## BEGIN Data section
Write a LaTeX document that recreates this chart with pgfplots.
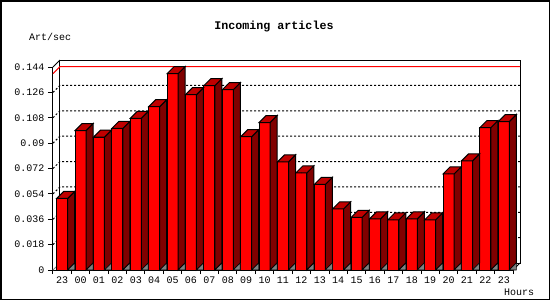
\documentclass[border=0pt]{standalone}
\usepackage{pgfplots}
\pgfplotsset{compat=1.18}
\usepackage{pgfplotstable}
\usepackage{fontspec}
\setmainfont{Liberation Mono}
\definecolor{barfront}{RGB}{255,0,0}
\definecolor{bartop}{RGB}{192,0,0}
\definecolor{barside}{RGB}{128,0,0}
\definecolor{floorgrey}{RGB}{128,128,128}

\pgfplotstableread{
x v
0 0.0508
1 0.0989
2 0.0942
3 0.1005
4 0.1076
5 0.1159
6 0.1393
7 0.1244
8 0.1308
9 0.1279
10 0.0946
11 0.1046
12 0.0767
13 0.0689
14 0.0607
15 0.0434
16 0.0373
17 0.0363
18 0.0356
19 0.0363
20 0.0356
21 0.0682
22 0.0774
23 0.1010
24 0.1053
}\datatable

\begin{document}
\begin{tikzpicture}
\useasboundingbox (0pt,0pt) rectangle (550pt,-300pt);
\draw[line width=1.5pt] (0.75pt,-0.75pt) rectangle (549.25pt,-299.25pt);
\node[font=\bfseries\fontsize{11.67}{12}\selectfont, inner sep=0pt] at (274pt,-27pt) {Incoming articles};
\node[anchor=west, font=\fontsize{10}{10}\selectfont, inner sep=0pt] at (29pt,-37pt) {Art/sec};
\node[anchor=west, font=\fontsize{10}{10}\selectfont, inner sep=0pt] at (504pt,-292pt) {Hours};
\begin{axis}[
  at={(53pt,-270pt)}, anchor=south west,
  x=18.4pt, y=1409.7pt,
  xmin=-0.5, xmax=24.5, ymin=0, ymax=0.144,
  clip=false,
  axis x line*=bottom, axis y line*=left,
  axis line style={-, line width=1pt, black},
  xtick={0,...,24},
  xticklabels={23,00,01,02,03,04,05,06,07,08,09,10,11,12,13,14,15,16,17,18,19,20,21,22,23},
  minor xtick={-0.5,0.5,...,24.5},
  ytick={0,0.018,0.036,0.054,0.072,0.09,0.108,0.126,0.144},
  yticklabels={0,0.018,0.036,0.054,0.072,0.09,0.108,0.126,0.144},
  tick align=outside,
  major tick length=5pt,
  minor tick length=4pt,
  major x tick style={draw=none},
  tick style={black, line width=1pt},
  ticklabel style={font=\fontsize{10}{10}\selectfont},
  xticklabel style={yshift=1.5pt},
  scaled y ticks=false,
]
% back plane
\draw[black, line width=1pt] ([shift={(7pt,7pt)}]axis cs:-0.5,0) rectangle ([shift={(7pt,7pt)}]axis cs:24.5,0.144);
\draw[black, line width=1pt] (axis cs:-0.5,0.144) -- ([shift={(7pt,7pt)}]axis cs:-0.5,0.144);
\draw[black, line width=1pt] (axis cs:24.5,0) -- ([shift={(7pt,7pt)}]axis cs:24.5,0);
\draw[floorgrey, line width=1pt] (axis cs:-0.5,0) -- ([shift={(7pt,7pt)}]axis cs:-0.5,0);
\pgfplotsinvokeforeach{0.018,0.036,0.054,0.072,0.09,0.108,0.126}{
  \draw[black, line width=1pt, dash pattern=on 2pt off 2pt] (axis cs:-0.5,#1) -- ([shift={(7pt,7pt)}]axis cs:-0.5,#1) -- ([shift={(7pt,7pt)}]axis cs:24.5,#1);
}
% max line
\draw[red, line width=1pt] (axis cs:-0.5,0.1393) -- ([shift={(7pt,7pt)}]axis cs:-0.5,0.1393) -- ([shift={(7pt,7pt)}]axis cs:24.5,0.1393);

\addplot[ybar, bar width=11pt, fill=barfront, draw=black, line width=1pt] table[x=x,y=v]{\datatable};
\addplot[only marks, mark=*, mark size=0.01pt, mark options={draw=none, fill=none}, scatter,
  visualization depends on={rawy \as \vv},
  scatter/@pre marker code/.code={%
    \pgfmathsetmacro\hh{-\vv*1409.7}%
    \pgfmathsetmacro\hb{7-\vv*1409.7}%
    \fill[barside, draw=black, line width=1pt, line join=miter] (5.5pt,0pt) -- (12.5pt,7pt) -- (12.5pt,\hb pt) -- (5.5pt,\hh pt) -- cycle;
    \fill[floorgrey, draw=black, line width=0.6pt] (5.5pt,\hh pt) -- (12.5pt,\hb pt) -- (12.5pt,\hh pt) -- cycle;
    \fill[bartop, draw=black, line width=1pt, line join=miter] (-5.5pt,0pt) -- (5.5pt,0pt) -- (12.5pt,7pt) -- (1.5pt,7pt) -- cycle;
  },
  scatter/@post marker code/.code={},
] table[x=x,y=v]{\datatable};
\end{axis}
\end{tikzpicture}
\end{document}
## END Data section
> Instructions to follow:
Transcribe all the data word for word; the images stay out.

> Full response:
Write a LaTeX document that recreates this chart with pgfplots.
\documentclass[border=0pt]{standalone}
\usepackage{pgfplots}
\pgfplotsset{compat=1.18}
\usepackage{pgfplotstable}
\usepackage{fontspec}
\setmainfont{Liberation Mono}
\definecolor{barfront}{RGB}{255,0,0}
\definecolor{bartop}{RGB}{192,0,0}
\definecolor{barside}{RGB}{128,0,0}
\definecolor{floorgrey}{RGB}{128,128,128}

\pgfplotstableread{
x v
0 0.0508
1 0.0989
2 0.0942
3 0.1005
4 0.1076
5 0.1159
6 0.1393
7 0.1244
8 0.1308
9 0.1279
10 0.0946
11 0.1046
12 0.0767
13 0.0689
14 0.0607
15 0.0434
16 0.0373
17 0.0363
18 0.0356
19 0.0363
20 0.0356
21 0.0682
22 0.0774
23 0.1010
24 0.1053
}\datatable

\begin{document}
\begin{tikzpicture}
\useasboundingbox (0pt,0pt) rectangle (550pt,-300pt);
\draw[line width=1.5pt] (0.75pt,-0.75pt) rectangle (549.25pt,-299.25pt);
\node[font=\bfseries\fontsize{11.67}{12}\selectfont, inner sep=0pt] at (274pt,-27pt) {Incoming articles};
\node[anchor=west, font=\fontsize{10}{10}\selectfont, inner sep=0pt] at (29pt,-37pt) {Art/sec};
\node[anchor=west, font=\fontsize{10}{10}\selectfont, inner sep=0pt] at (504pt,-292pt) {Hours};
\begin{axis}[
  at={(53pt,-270pt)}, anchor=south west,
  x=18.4pt, y=1409.7pt,
  xmin=-0.5, xmax=24.5, ymin=0, ymax=0.144,
  clip=false,
  axis x line*=bottom, axis y line*=left,
  axis line style={-, line width=1pt, black},
  xtick={0,...,24},
  xticklabels={23,00,01,02,03,04,05,06,07,08,09,10,11,12,13,14,15,16,17,18,19,20,21,22,23},
  minor xtick={-0.5,0.5,...,24.5},
  ytick={0,0.018,0.036,0.054,0.072,0.09,0.108,0.126,0.144},
  yticklabels={0,0.018,0.036,0.054,0.072,0.09,0.108,0.126,0.144},
  tick align=outside,
  major tick length=5pt,
  minor tick length=4pt,
  major x tick style={draw=none},
  tick style={black, line width=1pt},
  ticklabel style={font=\fontsize{10}{10}\selectfont},
  xticklabel style={yshift=1.5pt},
  scaled y ticks=false,
]
% back plane
\draw[black, line width=1pt] ([shift={(7pt,7pt)}]axis cs:-0.5,0) rectangle ([shift={(7pt,7pt)}]axis cs:24.5,0.144);
\draw[black, line width=1pt] (axis cs:-0.5,0.144) -- ([shift={(7pt,7pt)}]axis cs:-0.5,0.144);
\draw[black, line width=1pt] (axis cs:24.5,0) -- ([shift={(7pt,7pt)}]axis cs:24.5,0);
\draw[floorgrey, line width=1pt] (axis cs:-0.5,0) -- ([shift={(7pt,7pt)}]axis cs:-0.5,0);
\pgfplotsinvokeforeach{0.018,0.036,0.054,0.072,0.09,0.108,0.126}{
  \draw[black, line width=1pt, dash pattern=on 2pt off 2pt] (axis cs:-0.5,#1) -- ([shift={(7pt,7pt)}]axis cs:-0.5,#1) -- ([shift={(7pt,7pt)}]axis cs:24.5,#1);
}
% max line
\draw[red, line width=1pt] (axis cs:-0.5,0.1393) -- ([shift={(7pt,7pt)}]axis cs:-0.5,0.1393) -- ([shift={(7pt,7pt)}]axis cs:24.5,0.1393);

\addplot[ybar, bar width=11pt, fill=barfront, draw=black, line width=1pt] table[x=x,y=v]{\datatable};
\addplot[only marks, mark=*, mark size=0.01pt, mark options={draw=none, fill=none}, scatter,
  visualization depends on={rawy \as \vv},
  scatter/@pre marker code/.code={%
    \pgfmathsetmacro\hh{-\vv*1409.7}%
    \pgfmathsetmacro\hb{7-\vv*1409.7}%
    \fill[barside, draw=black, line width=1pt, line join=miter] (5.5pt,0pt) -- (12.5pt,7pt) -- (12.5pt,\hb pt) -- (5.5pt,\hh pt) -- cycle;
    \fill[floorgrey, draw=black, line width=0.6pt] (5.5pt,\hh pt) -- (12.5pt,\hb pt) -- (12.5pt,\hh pt) -- cycle;
    \fill[bartop, draw=black, line width=1pt, line join=miter] (-5.5pt,0pt) -- (5.5pt,0pt) -- (12.5pt,7pt) -- (1.5pt,7pt) -- cycle;
  },
  scatter/@post marker code/.code={},
] table[x=x,y=v]{\datatable};
\end{axis}
\end{tikzpicture}
\end{document}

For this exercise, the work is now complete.